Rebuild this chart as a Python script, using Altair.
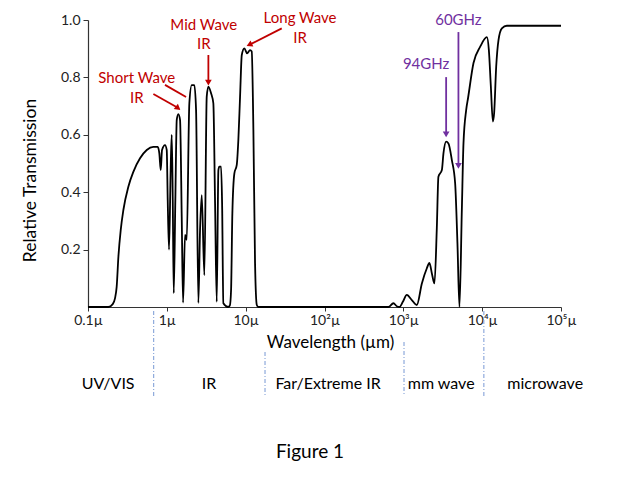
import altair as alt
import pandas as pd
import math

# ---- transmission curve (wavelength in µm, relative transmission) ----
wl = [0.1, 0.181, 0.206, 0.220, 0.231, 0.243, 0.260, 0.281, 0.325, 0.376, 0.457, 0.556,
      0.674, 0.767, 0.803, 0.837, 0.869, 0.948, 0.997, 1.026, 1.066, 1.120, 1.154, 1.189,
      1.224, 1.282, 1.336, 1.399, 1.471, 1.545, 1.606, 1.702, 1.789, 1.930, 2.070, 2.233,
      2.349, 2.512, 2.638, 2.773, 2.992, 3.207, 3.365, 3.640, 3.890, 4.091, 4.295, 4.508,
      4.634, 4.875, 5.023, 5.212, 5.98, 6.30, 6.53, 6.78, 7.19, 7.71, 8.07, 8.49, 8.93,
      9.62, 10.42, 11.37, 11.94, 12.53, 13.15, 13.84, 14.49,
      647, 748, 841, 892, 986, 1107, 1282, 1483, 1718, 1987, 2143, 2301, 2483, 2661, 2786,
      3081, 3228, 3491, 3734, 4126, 4541, 4860, 5152, 5523, 5794, 6266, 6637, 7762, 9441,
      11480, 12160, 12880, 13670, 14190, 15060, 16110, 17780, 20560, 100000]
tr = [0, 0, 0.01, 0.03, 0.07, 0.175, 0.268, 0.338, 0.419, 0.471, 0.518, 0.547,
      0.558, 0.558, 0.535, 0.477, 0.547, 0.564, 0.547, 0.373, 0.2, 0.488, 0.6, 0.373,
      0.048, 0.373, 0.652, 0.672, 0.652, 0.314, 0.015, 0.251, 0.234, 0.71, 0.773, 0.773,
      0.686, 0.014, 0.268, 0.39, 0.111, 0.733, 0.768, 0.745, 0.71, 0.362, 0.018, 0.477,
      0.489, 0.489, 0.362, 0.013, 0, 0.005, 0.059, 0.327, 0.466, 0.495, 0.58, 0.733, 0.878,
      0.901, 0.884, 0.895, 0.89, 0.617, 0.153, 0.007, 0,
      0, 0.013, 0.001, 0, 0.018, 0.042, 0.024, 0.007, 0.082, 0.135, 0.154, 0.117, 0.082, 0.278, 0.454,
      0.477, 0.535, 0.576, 0.57, 0.512, 0.431, 0.22, 0.0, 0.338, 0.57, 0.686, 0.73, 0.85, 0.907,
      0.94, 0.895, 0.77, 0.646, 0.676, 0.837, 0.93, 0.971, 0.98, 0.98]

# ---- axis ticks ----
x_tick_vals = [0.1, 1, 10, 100, 1000, 10000, 100000]
x_tick_text = ["0.1µ", "1µ", "10µ", "10²µ", "10³µ", "10⁴µ", "10⁵µ"]
y_tick_vals = [0.2, 0.4, 0.6, 0.8, 1.0]

# ---- annotations ----
ann_text = ["Short Wave", "IR", "Mid Wave", "IR", "Long Wave", "IR", "60GHz", "94GHz"]
ann_x = [0.415, 0.415, 2.94, 2.94, 49.0, 49.0, 5000, 1946]
ann_y = [0.799, 0.728, 0.983, 0.916, 1.007, 0.937, 1.0, 0.847]
ann_col = ["#C00000"] * 6 + ["#7030A0"] * 2

arr_x1 = [0.675, 0.948, 3.365, 28.7, 3491, 5000]
arr_y1 = [0.742, 0.774, 0.878, 0.971, 0.801, 0.958]
arr_x2 = [1.36, 1.754, 3.365, 11.4, 3491, 5000]
arr_y2 = [0.695, 0.732, 0.785, 0.915, 0.605, 0.495]
arr_head = [True, False, True, True, True, True]
arr_angle = [128, 120, 180, 245, 180, 180]
arr_col = ["#C00000"] * 4 + ["#7030A0"] * 2

band_names = ["UV/VIS", "IR", "Far/Extreme IR", "mm wave", "microwave"]
band_centers = [0.18, 3.43, 111, 3020, 63000]
band_bounds = [0.68, 17.6, 1020, 10500]
band_bound_top = [291, 332, 322, 291]

W, H = 473, 287
FONT = "Lato"

xscale = alt.Scale(type="log", domain=[0.1, 1e5], nice=False)
yscale = alt.Scale(domain=[0, 1], nice=False)

label_expr = ""
for v, t in zip(x_tick_vals, x_tick_text):
    label_expr += f"abs(log(datum.value)/log(10) - ({math.log10(v)})) < 0.01 ? '{t}' : "
label_expr += "''"

df = pd.DataFrame({"wl": wl, "tr": tr})

line = alt.Chart(df).mark_line(color="black", strokeWidth=1.8, interpolate="monotone", clip=False).encode(
    x=alt.X("wl:Q", scale=xscale, axis=alt.Axis(
        values=x_tick_vals, labelExpr=label_expr, title="Wavelength (µm)",
        titleFontSize=17, titleFont=FONT, titleFontWeight="normal", titleColor="black",
        titleX=242, titleY=35, titleBaseline="middle", titleAlign="center",
        labelFont=FONT, labelFontSize=14, labelColor="#222", labelPadding=2,
        tickSize=4, tickColor="#333", domainColor="#333", domainWidth=1.2, grid=False,
        labelFlush=False, labelOverlap=False)),
    y=alt.Y("tr:Q", scale=yscale, axis=alt.Axis(
        values=y_tick_vals, format=".1f", title="Relative Transmission",
        titleFontSize=17.5, titleFont=FONT, titleFontWeight="normal", titleColor="black",
        titleX=-58, titleY=160, titleAngle=270, titleBaseline="middle", titleAlign="center",
        labelFont=FONT, labelFontSize=14, labelColor="#222", labelPadding=3,
        tickSize=5, tickColor="#333", domainColor="#333", domainWidth=1.2, grid=False)),
)

ann_df = pd.DataFrame({"x": ann_x, "y": ann_y, "t": ann_text, "c": ann_col})
ann = alt.Chart(ann_df).mark_text(font=FONT, fontSize=15, baseline="middle", align="center").encode(
    x=alt.X("x:Q", scale=xscale), y=alt.Y("y:Q", scale=yscale),
    text="t:N", color=alt.Color("c:N", scale=None))

arr_df = pd.DataFrame({"x": arr_x1, "y": arr_y1, "x2": arr_x2, "y2": arr_y2,
                       "h": arr_head, "a": arr_angle, "c": arr_col})
arr_lines = alt.Chart(arr_df).mark_rule(strokeWidth=1.8).encode(
    x=alt.X("x:Q", scale=xscale), y=alt.Y("y:Q", scale=yscale),
    x2="x2:Q", y2="y2:Q", color=alt.Color("c:N", scale=None))
arr_heads = alt.Chart(arr_df).transform_filter("datum.h").mark_point(
    shape="triangle", filled=True, size=45, opacity=1).encode(
    x=alt.X("x2:Q", scale=xscale), y=alt.Y("y2:Q", scale=yscale),
    angle=alt.Angle("a:Q", scale=None), color=alt.Color("c:N", scale=None))

band_df = pd.DataFrame({"x": band_centers, "t": band_names})
bands = alt.Chart(band_df).mark_text(font=FONT, fontSize=16, baseline="middle", align="center",
                                     color="black").encode(
    x=alt.X("x:Q", scale=xscale), y=alt.value(364), text="t:N")

bound_df = pd.DataFrame({"x": band_bounds, "top": band_bound_top})
bounds = alt.Chart(bound_df).mark_rule(color="#8FAADC", strokeWidth=1.2, strokeDash=[4, 2, 1, 2]).encode(
    x=alt.X("x:Q", scale=xscale), y=alt.Y("top:Q", scale=None), y2=alt.value(376))

fig_df = pd.DataFrame({"t": ["Figure 1"]})
fig = alt.Chart(fig_df).mark_text(font=FONT, fontSize=19, baseline="middle", align="center",
                                  color="black").encode(
    x=alt.value(222), y=alt.value(432), text="t:N")

chart = alt.layer(line, bounds, bands, arr_lines, arr_heads, ann, fig).properties(
    width=W, height=H,
    autosize=alt.AutoSizeParams(type="none"),
    padding={"left": 88, "top": 20, "right": 69, "bottom": 182},
    background="white",
).configure_view(stroke=None)

chart.save("out.html", embed_options={"renderer": "svg", "actions": False})
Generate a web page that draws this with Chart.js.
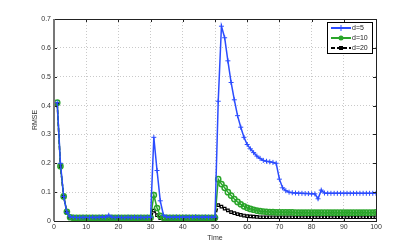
<!DOCTYPE html>
<html>
<head>
<meta charset="utf-8">
<script src="https://cdn.jsdelivr.net/npm/chart.js@4.4.0/dist/chart.umd.min.js"></script>
<style>
  html, body { margin: 0; padding: 0; background: #fff; }
  #wrap { width: 415px; height: 249px; }
</style>
</head>
<body>
<div id="wrap"><canvas id="rmse-chart" width="415" height="249"></canvas></div>
<script>
const timeSteps = [
    1, 2, 3, 4, 5, 6, 7, 8, 9, 10, 11, 12, 13, 14, 15, 16, 17, 18, 19, 20,
    21, 22, 23, 24, 25, 26, 27, 28, 29, 30, 31, 32, 33, 34, 35, 36, 37, 38, 39, 40,
    41, 42, 43, 44, 45, 46, 47, 48, 49, 50, 51, 52, 53, 54, 55, 56, 57, 58, 59, 60,
    61, 62, 63, 64, 65, 66, 67, 68, 69, 70, 71, 72, 73, 74, 75, 76, 77, 78, 79, 80,
    81, 82, 83, 84, 85, 86, 87, 88, 89, 90, 91, 92, 93, 94, 95, 96, 97, 98, 99, 100
];

const seriesNames = ['d=5', 'd=10', 'd=20'];

const rmseD5 = [
    0.41, 0.20, 0.085, 0.03, 0.015, 0.013, 0.012, 0.012, 0.013, 0.012,
    0.012, 0.013, 0.012, 0.013, 0.014, 0.013, 0.02, 0.013, 0.012, 0.013,
    0.012, 0.012, 0.013, 0.012, 0.013, 0.012, 0.013, 0.012, 0.013, 0.013,
    0.29, 0.175, 0.07, 0.02, 0.014, 0.013, 0.013, 0.014, 0.013, 0.013,
    0.014, 0.013, 0.013, 0.015, 0.013, 0.013, 0.014, 0.013, 0.013, 0.013,
    0.415, 0.675, 0.635, 0.555, 0.48, 0.42, 0.365, 0.325, 0.29, 0.265,
    0.25, 0.237, 0.225, 0.217, 0.21, 0.207, 0.205, 0.203, 0.2, 0.145,
    0.115, 0.105, 0.1, 0.098, 0.097, 0.096, 0.096, 0.095, 0.095, 0.094,
    0.094, 0.077, 0.107, 0.097, 0.096, 0.096, 0.096, 0.096, 0.096, 0.096,
    0.096, 0.096, 0.096, 0.096, 0.096, 0.096, 0.096, 0.096, 0.096, 0.096
];

const rmseD10 = [
    0.41, 0.19, 0.085, 0.032, 0.013, 0.011, 0.011, 0.011, 0.011, 0.011,
    0.011, 0.011, 0.011, 0.011, 0.011, 0.011, 0.011, 0.011, 0.011, 0.011,
    0.011, 0.011, 0.011, 0.011, 0.011, 0.011, 0.011, 0.011, 0.011, 0.011,
    0.09, 0.045, 0.018, 0.012, 0.011, 0.011, 0.011, 0.011, 0.011, 0.011,
    0.011, 0.011, 0.011, 0.011, 0.011, 0.011, 0.011, 0.011, 0.011, 0.011,
    0.145, 0.128, 0.115, 0.1, 0.088, 0.076, 0.066, 0.058, 0.051, 0.046,
    0.042, 0.039, 0.036, 0.034, 0.033, 0.032, 0.031, 0.031, 0.03, 0.03,
    0.03, 0.03, 0.03, 0.03, 0.029, 0.029, 0.029, 0.029, 0.029, 0.029,
    0.029, 0.029, 0.029, 0.029, 0.029, 0.029, 0.029, 0.029, 0.029, 0.029,
    0.029, 0.029, 0.029, 0.029, 0.029, 0.029, 0.029, 0.029, 0.029, 0.03
];

const rmseD20 = [
    0.405, 0.19, 0.085, 0.03, 0.01, 0.008, 0.008, 0.008, 0.008, 0.008,
    0.008, 0.008, 0.008, 0.008, 0.008, 0.008, 0.008, 0.008, 0.008, 0.008,
    0.008, 0.008, 0.008, 0.008, 0.008, 0.008, 0.008, 0.008, 0.008, 0.008,
    0.036, 0.02, 0.01, 0.008, 0.008, 0.008, 0.008, 0.008, 0.008, 0.008,
    0.008, 0.008, 0.008, 0.008, 0.008, 0.008, 0.008, 0.008, 0.008, 0.008,
    0.055, 0.05, 0.043, 0.037, 0.031, 0.027, 0.024, 0.021, 0.019, 0.017,
    0.016, 0.015, 0.014, 0.013, 0.013, 0.013, 0.013, 0.013, 0.013, 0.013,
    0.013, 0.013, 0.013, 0.013, 0.013, 0.013, 0.013, 0.013, 0.013, 0.013,
    0.013, 0.013, 0.013, 0.013, 0.013, 0.013, 0.013, 0.013, 0.013, 0.013,
    0.013, 0.013, 0.013, 0.013, 0.013, 0.013, 0.013, 0.013, 0.013, 0.013
];

const BLUE = '#2b4cff';
const GREEN = '#2aa52a';
const BLACK = '#000000';
const FONT = { family: 'Liberation Sans, Arial, sans-serif', size: 7 };

function toPoints(values) {
    return values.map((v, i) => ({ x: timeSteps[i], y: v }));
}

/* =============================================================================
BOX AROUND THE PLOT + LEGEND (matlab style)
============================================================================= */

const matlabFrame = {
    id: 'matlabFrame',
    afterDraw(chart) {
        const ctx = chart.ctx;
        const a = chart.chartArea;
        ctx.save();
        ctx.strokeStyle = '#222';
        ctx.lineWidth = 1;
        ctx.strokeRect(a.left + 0.5, a.top + 0.5, a.right - a.left, a.bottom - a.top);

        // small inward tick marks
        ctx.beginPath();
        chart.scales.x.ticks.forEach(t => {
            const px = Math.round(chart.scales.x.getPixelForValue(t.value)) + 0.5;
            ctx.moveTo(px, a.bottom); ctx.lineTo(px, a.bottom - 3);
            ctx.moveTo(px, a.top); ctx.lineTo(px, a.top + 3);
        });
        chart.scales.y.ticks.forEach(t => {
            const py = Math.round(chart.scales.y.getPixelForValue(t.value)) + 0.5;
            ctx.moveTo(a.left, py); ctx.lineTo(a.left + 3, py);
            ctx.moveTo(a.right, py); ctx.lineTo(a.right - 3, py);
        });
        ctx.stroke();

        ctx.strokeStyle = '#777';
        ctx.lineWidth = 2;
        ctx.beginPath();
        ctx.moveTo(a.left, a.top);
        ctx.lineTo(a.left, a.bottom);
        ctx.stroke();

        // legend
        const lx = a.right - 49, ly = a.top + 3, lw = 45, lh = 31;
        ctx.fillStyle = '#fff';
        ctx.fillRect(lx, ly, lw, lh);
        ctx.strokeStyle = '#000';
        ctx.lineWidth = 1;
        ctx.strokeRect(lx + 0.5, ly + 0.5, lw, lh);
        ctx.font = '7px ' + FONT.family;
        ctx.textBaseline = 'middle';
        chart.data.datasets.forEach((ds, i) => {
            const y = ly + 6 + i * 10;
            const x0 = lx + 4, x1 = lx + 24, xm = (x0 + x1) / 2;
            ctx.strokeStyle = ds.borderColor;
            ctx.lineWidth = 2;
            ctx.setLineDash(ds.borderDash || []);
            ctx.beginPath();
            ctx.moveTo(x0, y);
            ctx.lineTo(x1, y);
            ctx.stroke();
            ctx.setLineDash([]);
            ctx.lineWidth = 1;
            if (ds.pointStyle === 'cross') {
                ctx.beginPath();
                ctx.moveTo(xm - 3, y); ctx.lineTo(xm + 3, y);
                ctx.moveTo(xm, y - 3); ctx.lineTo(xm, y + 3);
                ctx.stroke();
            } else if (ds.pointStyle === 'circle') {
                ctx.fillStyle = GREEN;
                ctx.beginPath();
                ctx.arc(xm, y, 2.5, 0, Math.PI * 2);
                ctx.fill();
            } else {
                ctx.fillStyle = '#000';
                ctx.fillRect(xm - 2, y - 2, 4, 4);
            }
            ctx.fillStyle = '#222';
            ctx.textAlign = 'left';
            ctx.fillText(ds.label, x1 + 1, y);
        });
        ctx.restore();
    }
};

const ctx = document.getElementById('rmse-chart').getContext('2d');

const rmseChart = new Chart(ctx, {
    type: 'line',
    data: {
        datasets: [
            {
                label: seriesNames[0],
                data: toPoints(rmseD5),
                borderColor: BLUE,
                backgroundColor: BLUE,
                borderWidth: 1.5,
                pointStyle: 'cross',
                pointRadius: 2.5,
                pointBorderWidth: 1,
                pointBorderColor: BLUE
            },
            {
                label: seriesNames[1],
                data: toPoints(rmseD10),
                borderColor: GREEN,
                backgroundColor: 'rgba(0,0,0,0)',
                borderWidth: 1.5,
                pointStyle: 'circle',
                pointRadius: 2.6,
                pointBorderWidth: 1.5,
                pointBorderColor: GREEN
            },
            {
                label: seriesNames[2],
                data: toPoints(rmseD20),
                borderColor: BLACK,
                backgroundColor: '#fff',
                borderWidth: 1.5,
                borderDash: [4, 2],
                pointStyle: 'rect',
                pointRadius: 1.8,
                pointBorderWidth: 1.2,
                pointBorderColor: BLACK
            }
        ]
    },
    options: {
        responsive: false,
        animation: false,
        layout: { padding: { top: 19, right: 39, left: 31, bottom: 7 } },
        plugins: {
            legend: { display: false },
            tooltip: { enabled: false }
        },
        scales: {
            x: {
                type: 'linear',
                min: 0,
                max: 100,
                ticks: { stepSize: 10, color: '#333', font: FONT, padding: 2 },
                grid: { color: '#bbb', drawTicks: false, lineWidth: 0.8 },
                border: { display: false, dash: [1, 2] },
                title: { display: true, text: 'Time', color: '#333', font: FONT, padding: { top: 1, bottom: 0 } },
                afterFit(scale) { scale.height = 21; }
            },
            y: {
                min: 0,
                max: 0.7,
                ticks: { stepSize: 0.1, color: '#333', font: FONT, padding: 3 },
                grid: { color: '#bbb', drawTicks: false, lineWidth: 0.8 },
                border: { display: false, dash: [1, 2] },
                title: { display: true, text: 'RMSE', color: '#333', font: FONT, padding: { top: 0, bottom: 0 } },
                afterFit(scale) { scale.width = 23; }
            }
        }
    },
    plugins: [matlabFrame]
});
</script>
</body>
</html>
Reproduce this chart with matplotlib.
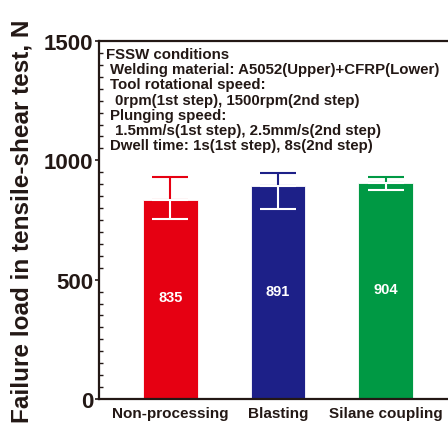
import matplotlib

matplotlib.use("Agg")
import matplotlib.pyplot as plt
from matplotlib.ticker import MultipleLocator

plt.rcParams["font.family"] = ["Liberation Sans", "DejaVu Sans"]
plt.rcParams["font.weight"] = "bold"

# data
categories = ["Non-processing", "Blasting", "Silane coupling"]
loads = [835, 891, 904]
err_low = [80, 97, 29]
err_high = [95, 56, 28]
bar_colors = ["#e60012", "#1d2088", "#009944"]
y_ticks = [0, 500, 1000, 1500]
condition_lines = [
    (0, "FSSW conditions"),
    (1, "Welding material: A5052(Upper)+CFRP(Lower)"),
    (1, "Tool rotational speed:"),
    (2, "0rpm(1st step), 1500rpm(2nd step)"),
    (1, "Plunging speed:"),
    (2, "1.5mm/s(1st step), 2.5mm/s(2nd step)"),
    (1, "Dwell time: 1s(1st step), 8s(2nd step)"),
]

ink = "#231815"
figure = plt.figure(figsize=(4.48, 4.27), dpi=100)
axis = figure.add_axes([99 / 448, 27 / 427, 349 / 448, 358 / 427])

positions = range(len(categories))
axis.bar(positions, loads, width=0.505, color=bar_colors,
         edgecolor="white", linewidth=0.6, zorder=2)

for pos, load, low, high, color in zip(positions, loads, err_low, err_high, bar_colors):
    # upper half of the error bar in the bar colour, lower half in white
    axis.errorbar(pos, load, yerr=[[0], [high]], color=color, elinewidth=1.5,
                  capsize=13, capthick=1.5, zorder=3)
    axis.errorbar(pos, load, yerr=[[low], [0]], color="white", elinewidth=1.5,
                  capsize=13, capthick=1.5, zorder=3)
    axis.text(pos, load / 2 + 8, str(load), color="white", fontsize=10.5,
              fontweight="bold", ha="center", va="center", zorder=4)

axis.set_xlim(-0.665, 2.581)
axis.set_ylim(0, 1500)
axis.set_xticks(list(positions))
axis.set_xticklabels(categories, fontsize=11, fontweight="bold", color=ink)
axis.tick_params(axis="x", length=0, pad=5)

axis.set_yticks(y_ticks)
axis.set_yticklabels([str(t) for t in y_ticks], fontsize=16, fontweight="bold", color=ink)
axis.yaxis.set_minor_locator(MultipleLocator(50))
axis.tick_params(axis="y", which="major", direction="out", length=3, width=1.2,
                 color=ink, pad=1)
axis.tick_params(axis="y", which="minor", direction="in", length=3, width=1.0,
                 color=ink)

for side in ["left", "bottom", "top"]:
    axis.spines[side].set_linewidth(1.6)
    axis.spines[side].set_color(ink)
axis.spines["right"].set_visible(False)

indents = [0.020, 0.0315, 0.046]
for row, (level, line) in enumerate(condition_lines):
    axis.text(indents[level], 0.9637 - row * 0.0425, line, transform=axis.transAxes,
              fontsize=10.8, fontweight="bold", color=ink, ha="left", va="center")

figure.text(22 / 448, 0.482, "Failure load in tensile-shear test, N", rotation=90,
            fontsize=17.5, fontweight="bold", color=ink, ha="center", va="center")

figure.savefig("out.png", dpi=100)
plt.close(figure)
_ _ _ _
TASK BRIEF ▸
All lines from the start of the entries through the one with "import math" are to be output exactly; omit the pictures.

PROBLEM SOLUTION ▸
Rebuild this chart as a Python script, using Altair.
import altair as alt
import pandas as pd
import math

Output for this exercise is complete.